A new disease model for lupus tackles issues with fatigue and other serious conditions that, although quite common among patients, get less attention because they fall outside classic symptoms associated with inflammation, a debilitating force behind systemic lupus erythematosus (SLE).
The model features subtypes to categorize two main groups of symptoms into type 1, typically related to inflammation and treated with immunosuppressants, and type 2, which covers common complaints of fatigue, insomnia and depression. The model was developed collaboratively by lupus researchers and clinicians at Duke University Medical Center, Durham, N.C., and outlined in a 2019 review article in Arthritis Care & Research.
“When patients come in and say, ‘I’m tired,’ sometimes the thought is that the tiredness is due to something else,” says David Pisetsky, MD, PhD, a professor of medicine and immunology at Duke and a translational researcher who helped develop the model. “In our model, fatigue is very much a part of lupus, and physicians and other providers should address this symptom as part of their management of the lupus.”

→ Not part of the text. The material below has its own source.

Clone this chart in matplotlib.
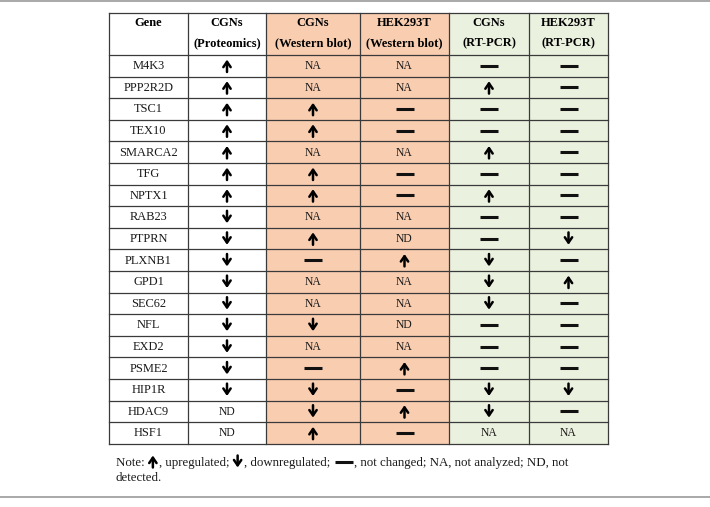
import matplotlib
matplotlib.use("Agg")
import matplotlib.pyplot as plt
from matplotlib.patches import Rectangle

# ---------------- data ----------------
genes = ['M4K3', 'PPP2R2D', 'TSC1', 'TEX10', 'SMARCA2', 'TFG', 'NPTX1', 'RAB23',
         'PTPRN', 'PLXNB1', 'GPD1', 'SEC62', 'NFL', 'EXD2', 'PSME2', 'HIP1R',
         'HDAC9', 'HSF1']
header_top = ['Gene', 'CGNs', 'CGNs', 'HEK293T', 'CGNs', 'HEK293T']
header_bot = ['', '(Proteomics)', '(Western blot)', '(Western blot)', '(RT-PCR)', '(RT-PCR)']
cgn_proteomics = ['up', 'up', 'up', 'up', 'up', 'up', 'up', 'down', 'down', 'down',
                  'down', 'down', 'down', 'down', 'down', 'down', 'ND', 'ND']
cgn_western = ['NA', 'NA', 'up', 'up', 'NA', 'up', 'up', 'NA', 'up', 'nc',
               'NA', 'NA', 'down', 'NA', 'nc', 'down', 'down', 'up']
hek_western = ['NA', 'NA', 'nc', 'nc', 'NA', 'nc', 'nc', 'NA', 'ND', 'up',
               'NA', 'NA', 'ND', 'NA', 'up', 'nc', 'up', 'nc']
cgn_rtpcr = ['nc', 'up', 'nc', 'nc', 'up', 'nc', 'up', 'nc', 'nc', 'down',
             'down', 'down', 'nc', 'nc', 'nc', 'down', 'down', 'NA']
hek_rtpcr = ['nc', 'nc', 'nc', 'nc', 'nc', 'nc', 'nc', 'nc', 'down', 'nc',
             'up', 'nc', 'nc', 'nc', 'nc', 'down', 'nc', 'NA']
columns = [genes, cgn_proteomics, cgn_western, hek_western, cgn_rtpcr, hek_rtpcr]
col_colors = ['white', 'white', '#F9CDB0', '#F9CDB0', '#EBF1DF', '#EBF1DF']
note_parts = ['Note: ', 'up', ', upregulated; ', 'down', ', downregulated; ', 'nc',
              ', not changed; NA, not analyzed; ND, not']
note_line2 = 'detected.'

# ---------------- layout ----------------
W, H = 710, 507
fig = plt.figure(figsize=(W / 100, H / 100), dpi=100)
ax = fig.add_axes([0, 0, 1, 1])
ax.set_xlim(0, W)
ax.set_ylim(H, 0)
ax.axis('off')

serif = 'Liberation Serif'
edges = [109, 188, 266, 360, 449, 529, 608]
top, head_h, row_h = 13, 42, 21.6
n = len(genes)
bottom = top + head_h + n * row_h
grid_c = '#3a3a3a'
txt_c = '#1a1a1a'

# page rules
ax.plot([0, W], [1, 1], color='#9a9a9a', lw=1.2)
ax.plot([0, W], [497, 497], color='#9a9a9a', lw=1.2)

# column backgrounds
for j in range(6):
    ax.add_patch(Rectangle((edges[j], top), edges[j + 1] - edges[j], bottom - top,
                           facecolor=col_colors[j], edgecolor='none', zorder=0))

# grid
for x in edges:
    ax.plot([x, x], [top, bottom], color=grid_c, lw=0.9, zorder=2)
ys = [top, top + head_h] + [top + head_h + (i + 1) * row_h for i in range(n)]
for y in ys:
    ax.plot([edges[0], edges[-1]], [y, y], color=grid_c, lw=0.9, zorder=2)


def draw_arrow(direction, cx, cy, half=6.2, lw=1.8):
    s = -1 if direction == 'up' else 1
    ax.annotate('', xy=(cx, cy + s * half), xytext=(cx, cy - s * half),
                arrowprops=dict(arrowstyle='->,head_length=0.32,head_width=0.22',
                                lw=lw, color='black', shrinkA=0, shrinkB=0,
                                mutation_scale=12), zorder=3)


def draw_symbol(code, cx, cy, fs=8.4):
    if code in ('up', 'down'):
        draw_arrow(code, cx, cy)
    elif code == 'nc':
        ax.plot([cx - 9, cx + 9], [cy, cy], color='#111111', lw=2.2,
                solid_capstyle='butt', zorder=3)
    else:
        ax.text(cx, cy + 0.5, code, ha='center', va='center', fontsize=fs,
                family=serif, color=txt_c, zorder=3)


# header
for j in range(6):
    cx = (edges[j] + edges[j + 1]) / 2
    ax.text(cx, top + 10.5, header_top[j], ha='center', va='center', fontsize=9,
            fontweight='bold', family=serif, zorder=3)
    if header_bot[j]:
        ax.text(cx, top + 30.5, header_bot[j], ha='center', va='center', fontsize=9,
                fontweight='bold', family=serif, zorder=3)

# body
for j, col in enumerate(columns):
    cx = (edges[j] + edges[j + 1]) / 2
    for i, v in enumerate(col):
        cy = top + head_h + (i + 0.5) * row_h
        if j == 0:
            ax.text(cx, cy + 0.5, v, ha='center', va='center', fontsize=8.9,
                    family=serif, color=txt_c, zorder=3)
        else:
            draw_symbol(v, cx, cy)

# note
fig.canvas.draw()
renderer = fig.canvas.get_renderer()
inv = ax.transData.inverted()
x = 116
y_note = 466
for part in note_parts:
    if part in ('up', 'down'):
        draw_arrow(part, x + 5, y_note - 4.5, half=6, lw=1.8)
        x += 11
    elif part == 'nc':
        ax.plot([x + 2, x + 20], [y_note - 4, y_note - 4], color='#111111', lw=2.2,
                solid_capstyle='butt')
        x += 21
    else:
        t = ax.text(x, y_note, part, ha='left', va='baseline', fontsize=9.3,
                    family=serif, color=txt_c)
        bb = t.get_window_extent(renderer=renderer)
        x = inv.transform((bb.x1, bb.y0))[0]
ax.text(116, y_note + 15, note_line2, ha='left', va='baseline', fontsize=9.3,
        family=serif, color=txt_c)

fig.savefig('out.png', dpi=100)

A chronic autoimmune disease that attacks the body’s own tissue and organs, lupus is highly heterogeneous and involves various signs and symptoms. The possibility of organ failure related to local and systemic inflammation is a key concern and often the focus of treatment with immune-suppressing medications.
Type 1: Classic Signs
Type 1 covers classic signs of lupus that can be measured with the SLE Disease Activity Index. They include nephritis, arthritis and vasculitis, and involve symptoms of pain localized to sites of inflammation, such as joints that become swollen and tender.
Type 1 symptoms are easily validated with lab tests, whereas type 2 symptoms are not, says Dr. Pisetsky. Thus, a gulf between inflammation-related symptoms and otherwise serious symptoms exists and has an impact on how doctors communicate with, and treat, patients, he says.
Type 2: Fatigue, Depression, Insomnia
Type 2 symptoms are assessed less well by conventional measures of disease activity, are unclear in origin and have an uncertain connection to inflammation. Even though a large majority of lupus patients experience fatigue and many also have chronic pain, cognition difficulty and bouts of depression and insomnia, these symptoms are not part of the established measurements of lupus.
“All of these symptoms cause significant problems for patients with lupus and a great deal of distress,” says Dr. Pisetsky. “Yet, in the conventional measures of disease activity, they are not well represented.”